Leave out the pictures and restate the rest of the data exactly.

____________

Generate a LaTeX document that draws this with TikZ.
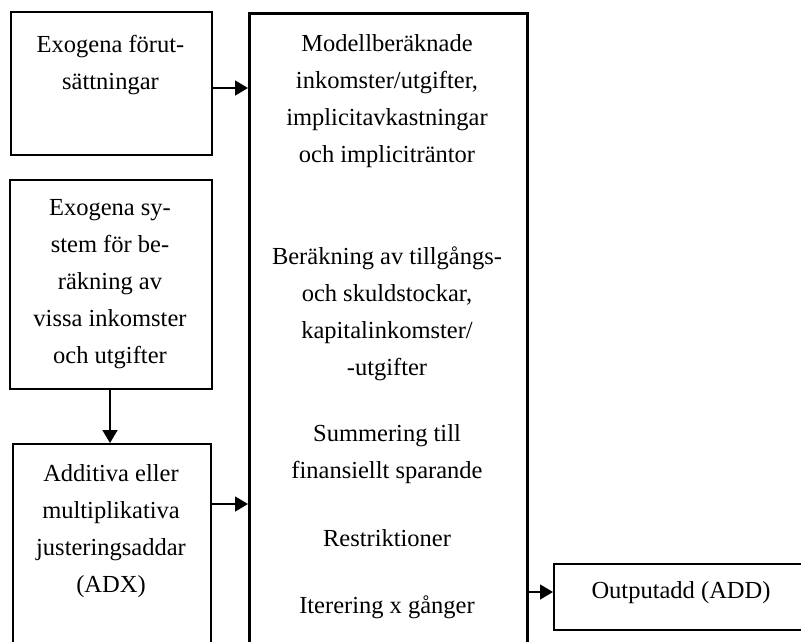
\documentclass[tikz,border=0pt]{standalone}
\usepackage{fontspec}
\setmainfont{Liberation Serif}
\usetikzlibrary{arrows.meta}
\begin{document}
\begin{tikzpicture}[x=1pt,y=-1pt,
  box/.style={draw=black,line width=1.5pt,rectangle,anchor=north west,inner sep=0pt},
  mainbox/.style={draw=black,line width=3pt,rectangle,anchor=north west,inner sep=0pt},
  txt/.style={align=center,inner sep=0pt,font=\fontsize{24.5pt}{37pt}\selectfont},
  arr/.style={line width=1.5pt,-{Triangle[length=13pt,width=15pt]}}]
\useasboundingbox (0,0) rectangle (801,641);
\clip (0,0) rectangle (801,641);

% left column boxes
\node[box,minimum width=201pt,minimum height=143pt] (b1) at (10,11) {};
\node[box,minimum width=202pt,minimum height=209pt] (b2) at (9,179) {};
\node[box,minimum width=198pt,minimum height=230pt] (b3) at (12,443) {};

% central model box (runs past the lower edge)
\node[mainbox,minimum width=278pt,minimum height=680pt] (big) at (248,12) {};

% output box (runs past the right edge)
\node[box,minimum width=270pt,minimum height=66pt] (out) at (553,563) {};

% texts
\node[txt] (t1) at (110.5,65) {Exogena förut-\\sättningar};
\node[txt] (t2) at (110,284) {Exogena sy-\\stem för be-\\räkning av\\vissa inkomster\\och utgifter};
\node[txt] (t3) at (111,531) {Additiva eller\\multiplikativa\\justeringsaddar\\(ADX)};
\node[txt] (m1) at (387,101) {Modellberäknade\\inkomster/utgifter,\\implicitavkastningar\\och impliciträntor};
\node[txt] (m2) at (387,313.5) {Beräkning av tillgångs-\\och skuldstockar,\\kapitalinkomster/\\-utgifter};
\node[txt] (m3) at (387,454) {Summering till\\finansiellt sparande};
\node[txt] (m4) at (387,538) {Restriktioner};
\node[txt] (m5) at (387,607) {Iterering x gånger};
\node[txt] (o1) at (681,593) {Outputadd (ADD)};

% connectors
\coordinate (ya) at (0,88);
\coordinate (yb) at (0,504);
\coordinate (yc) at (0,592);
\coordinate (xa) at (110,0);
\draw[arr] (b1.east |- ya) -- (big.west |- ya);
\draw[arr] (xa |- b2.south) -- (xa |- b3.north);
\draw[arr] (b3.east |- yb) -- (big.west |- yb);
\draw[arr] (big.east |- yc) -- (out.west |- yc);
\end{tikzpicture}
\end{document}
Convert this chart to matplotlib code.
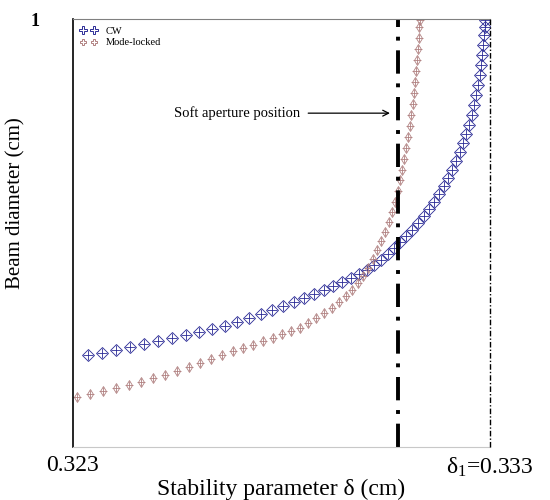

____________

__COMPLETE OUTPUT__:
Generate a LaTeX document that draws this with TikZ.
\documentclass[tikz,border=0pt]{standalone}
\usepackage{fontspec}
\setmainfont{Liberation Serif}
\usetikzlibrary{arrows.meta}
\begin{document}
\begin{tikzpicture}[x=1pt,y=-1pt,
  box/.style={draw=black,line width=1.5pt,rectangle,anchor=north west,inner sep=0pt},
  mainbox/.style={draw=black,line width=3pt,rectangle,anchor=north west,inner sep=0pt},
  txt/.style={align=center,inner sep=0pt,font=\fontsize{24.5pt}{37pt}\selectfont},
  arr/.style={line width=1.5pt,-{Triangle[length=13pt,width=15pt]}}]
\useasboundingbox (0,0) rectangle (801,641);
\clip (0,0) rectangle (801,641);

% left column boxes
\node[box,minimum width=201pt,minimum height=143pt] (b1) at (10,11) {};
\node[box,minimum width=202pt,minimum height=209pt] (b2) at (9,179) {};
\node[box,minimum width=198pt,minimum height=230pt] (b3) at (12,443) {};

% central model box (runs past the lower edge)
\node[mainbox,minimum width=278pt,minimum height=680pt] (big) at (248,12) {};

% output box (runs past the right edge)
\node[box,minimum width=270pt,minimum height=66pt] (out) at (553,563) {};

% texts
\node[txt] (t1) at (110.5,65) {Exogena förut-\\sättningar};
\node[txt] (t2) at (110,284) {Exogena sy-\\stem för be-\\räkning av\\vissa inkomster\\och utgifter};
\node[txt] (t3) at (111,531) {Additiva eller\\multiplikativa\\justeringsaddar\\(ADX)};
\node[txt] (m1) at (387,101) {Modellberäknade\\inkomster/utgifter,\\implicitavkastningar\\och impliciträntor};
\node[txt] (m2) at (387,313.5) {Beräkning av tillgångs-\\och skuldstockar,\\kapitalinkomster/\\-utgifter};
\node[txt] (m3) at (387,454) {Summering till\\finansiellt sparande};
\node[txt] (m4) at (387,538) {Restriktioner};
\node[txt] (m5) at (387,607) {Iterering x gånger};
\node[txt] (o1) at (681,593) {Outputadd (ADD)};

% connectors
\coordinate (ya) at (0,88);
\coordinate (yb) at (0,504);
\coordinate (yc) at (0,592);
\coordinate (xa) at (110,0);
\draw[arr] (b1.east |- ya) -- (big.west |- ya);
\draw[arr] (xa |- b2.south) -- (xa |- b3.north);
\draw[arr] (b3.east |- yb) -- (big.west |- yb);
\draw[arr] (big.east |- yc) -- (out.west |- yc);
\end{tikzpicture}
\end{document}
Convert this chart to matplotlib code.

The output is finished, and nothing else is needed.